Steps to Solve Optimisation Problems
- Identify the quantity to be optimised and express it as a function of one variable.
- Determine the domain of the function based on the problem constraints.
- Find the critical points by setting the derivative equal to zero and solving.
- Evaluate the function at the critical points and at the endpoints of the domain.
- Compare the values to determine the optimal solution.
A farmer wants to fence off a rectangular field adjacent to a straight river. He has 100 meters of fencing and wants to maximise the area of the field. The side along the river doesn't need fencing. What dimensions will give the maximum area?
- Let $x$ be the width of the field and $y$ be the length. The area is $A = xy$.

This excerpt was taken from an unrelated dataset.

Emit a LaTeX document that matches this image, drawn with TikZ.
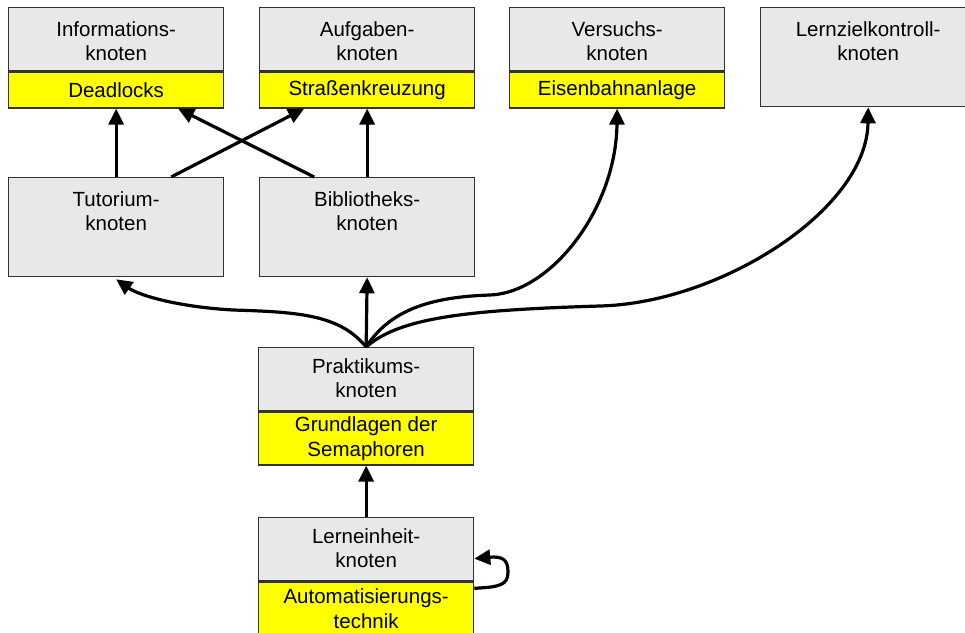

- The perimeter constraint gives us: $x + 2y = 100$. Solving for y: $y = 50 - \frac{x}{2}$
- Substituting into the area function: $A(x) = x(50 - \frac{x}{2}) = 50x - \frac{x^2}{2}$
- Finding the critical point: $\frac{dA}{dx} = 50 - x$ Set this equal to zero: $50 - x = 0$ $\\x = 50$
- The domain is $0 \leq x \leq 100$. Evaluating at x = 0, 50, and 100:
$A(0) = 0$
$A(50) = 1250$
$A(100) = 0$ - The maximum area occurs when $x = 50$ meters and $y = 25$ meters.
In optimisation problems, always check the endpoints of the domain, even if they don't satisfy $\frac{dy}{dx} = 0$. Sometimes the optimal solution occurs at an endpoint.